The following are most in demand: Mothers’ Counsel to Their Sons, Pilgrim’s Progress, Fox’s Book of Martyrs, The Kingdom of God, Divine Healing of Soul and Body, Grace of Healing, Boy’s Companion, and Letters for Our Girls—the last being in demand by the female inmates, there being twenty-seven white and colored of them. Many books on tobacco and its effects were also issued to the inmates above named. The books are a part of the Gospel Trumpet Publishing Company’s donation. From close observation of the readers of all this admirable literature the good results are carefully and conscientiously given as follows: Mothers’ Counsel to Their Sons is in constant and steady demand from young men to the “manor-born” of West Virginia. They are a unique, original, and reverent body of criminals. Far too many are illiterate, possessed of high, lofty, and impulsive dispositions, their very souls throbbing with vitality, their eyes beaming with inspiration, doubtless inspired with the magnificent scenery of their native and well-beloved state. Their hearts and minds seem to expand with the thought ever present with them, “Mountaineers will ever be free.” While restraint is irksome to them, they are, however, sensitively susceptible to kind treatment. They love their mountain homes and hearth-stones and cherish with fond remembrance the parents at home, and they are keen to read literature that brings these close to their prison home.
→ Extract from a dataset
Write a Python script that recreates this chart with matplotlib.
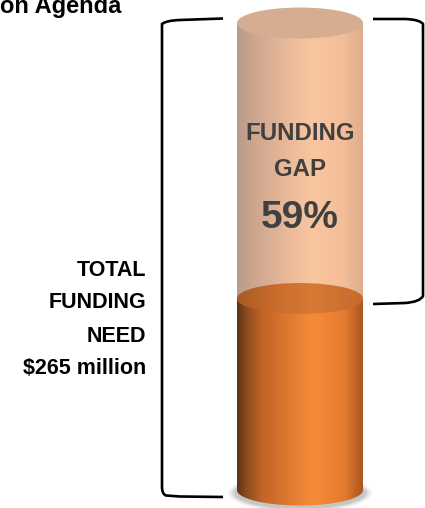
import numpy as np
import matplotlib
matplotlib.use("Agg")
import matplotlib.pyplot as plt
from matplotlib.colors import LinearSegmentedColormap
from matplotlib.patches import Ellipse, PathPatch
from matplotlib.path import Path

# Figures
title_text = "on Agenda"
total_label = ["TOTAL", "FUNDING", "NEED", "$265 million"]
gap_label = ["FUNDING", "GAP"]
total_need_musd = 265
gap_pct = 59
funded_pct = 100 - gap_pct

plt.rcParams['font.family'] = ['Liberation Sans', 'DejaVu Sans']

W, H = 425, 508
fig = plt.figure(figsize=(W / 100, H / 100), dpi=100)
ax = fig.add_axes([0, 0, 1, 1])
ax.set_xlim(0, W)
ax.set_ylim(H, 0)
ax.axis('off')

# cylinder geometry (pixel space)
x0, x1 = 237, 363
cx = (x0 + x1) / 2
rx = (x1 - x0) / 2
ry = 15.5
y_top, y_bot = 23, 490
level = y_bot - funded_pct / 100 * (y_bot - y_top)

peach = LinearSegmentedColormap.from_list("peach", [
    (0.0, "#b89c8c"), (0.12, "#caa58e"), (0.45, "#efbd9b"),
    (0.62, "#f9c6a0"), (0.85, "#f2bd98"), (1.0, "#ddae8e")])
orange = LinearSegmentedColormap.from_list("orange", [
    (0.0, "#5a3217"), (0.07, "#8a4a1f"), (0.2, "#c26426"),
    (0.5, "#ea8236"), (0.62, "#f88b37"), (0.86, "#e27a30"), (1.0, "#a9561d")])
orange_top = LinearSegmentedColormap.from_list("otop", [
    (0.0, "#a85a24"), (0.3, "#c96c2c"), (0.6, "#d87a34"), (1.0, "#c46a2c")])

grad = np.linspace(0, 1, 256).reshape(1, -1)


def body_path(ya, yb, bottom_round=True):
    verts = [(x0, ya), (x1, ya)]
    if bottom_round:
        verts += [(cx + rx * np.cos(a), yb + ry * np.sin(a)) for a in np.linspace(0, np.pi, 60)]
    else:
        verts += [(x1, yb), (x0, yb)]
    verts.append((x0, ya))
    return Path(verts, closed=False)


# shadow under the base
for i, a in enumerate(np.linspace(0.05, 0.25, 6)):
    ax.add_patch(Ellipse((cx, y_bot + 3), 2 * rx + 20 - 3 * i, 2 * ry + 8 - 1.5 * i,
                         facecolor="#808080", edgecolor="none", alpha=a * 0.6, zorder=1))

# funded part
p = PathPatch(body_path(level, y_bot), facecolor="none", edgecolor="none")
ax.add_patch(p)
im = ax.imshow(grad, cmap=orange, extent=(x0, x1, y_bot + ry + 1, level), aspect='auto', zorder=2)
im.set_clip_path(p)

# gap part (upper, translucent)
p2 = PathPatch(body_path(y_top, level, bottom_round=False), facecolor="none", edgecolor="none")
ax.add_patch(p2)
im2 = ax.imshow(grad, cmap=peach, extent=(x0, x1, level, y_top), aspect='auto', zorder=2)
im2.set_clip_path(p2)

# top surface of funded part
e_o = Ellipse((cx, level), 2 * rx, 2 * ry, facecolor="none", edgecolor="none")
ax.add_patch(e_o)
im3 = ax.imshow(grad, cmap=orange_top, extent=(x0, x1, level + ry, level - ry), aspect='auto', zorder=3)
im3.set_clip_path(e_o)

# top lid
ax.add_patch(Ellipse((cx, y_top), 2 * rx, 2 * ry, facecolor="#d7ad92", edgecolor="none", zorder=4))
ax.set_xlim(0, W)
ax.set_ylim(H, 0)

# brackets
lw = 1.9
lx = 162
left = Path([(223, 18.5), (180, 20), (166, 20.5), (162, 24), (lx, 30), (lx, 487),
             (162, 494), (166, 495.5), (180, 496.5), (223, 497)],
            [Path.MOVETO, Path.LINETO, Path.CURVE3, Path.CURVE3, Path.LINETO, Path.LINETO,
             Path.CURVE3, Path.CURVE3, Path.LINETO, Path.LINETO])
ax.add_patch(PathPatch(left, facecolor="none", edgecolor="black", lw=lw, zorder=5))
rx_ = 423
right = Path([(373, 19), (405, 19), (420, 19.5), (rx_, 24), (rx_, 30), (rx_, 296),
              (420, 302), (405, 303), (373, 304)],
             [Path.MOVETO, Path.LINETO, Path.CURVE3, Path.CURVE3, Path.LINETO, Path.LINETO,
              Path.CURVE3, Path.CURVE3, Path.LINETO])
ax.add_patch(PathPatch(right, facecolor="none", edgecolor="black", lw=lw, zorder=5))

# texts
ax.text(0, 13, title_text, ha="left", va="baseline", fontsize=17, fontweight="bold", color="black")
for s, y in zip(total_label, [271, 303, 336, 368]):
    ax.text(146, y, s, ha="right", va="center", fontsize=15.5, fontweight="bold", color="black")
for s, y in zip(gap_label, [133, 169]):
    ax.text(cx, y, s, ha="center", va="center", fontsize=17.3, fontweight="bold", color="#404040", zorder=6)
ax.text(cx, 218, f"{gap_pct}%", ha="center", va="center", fontsize=28, fontweight="bold",
        color="#404040", zorder=6)

fig.savefig("out.png", dpi=100)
Pilgrim’s Progress is called for by older inmates from other states, white and colored alike, and also those from foreign lands, some of whom have enjoyed the benefit of early home religious training or have been picked up during their wanderings around the world and about the country. They seem to get much good from their reading of John Bunyan, his temptations, trials, and triumphs. All of these men continue in their demand for Gospel Trumpet literature until they have read all of the different volumes of the donation. A marked and decided improvement is noted in the good discipline and the attendance at religious services of all of the readers of good literature and the warden and guards are pleased with their exemplary behavior. The warden has found it convenient to stop altogether the issue of tobacco to the inmates, doubtless accounted for by readers of “Tobacco and Its Effects,” who are now non-users of the weed. It is to be hoped that the contractors do not issue to their employees as much tobacco as heretofore. May the use of it grow less until in as well as out of prison its use may be entirely eliminated.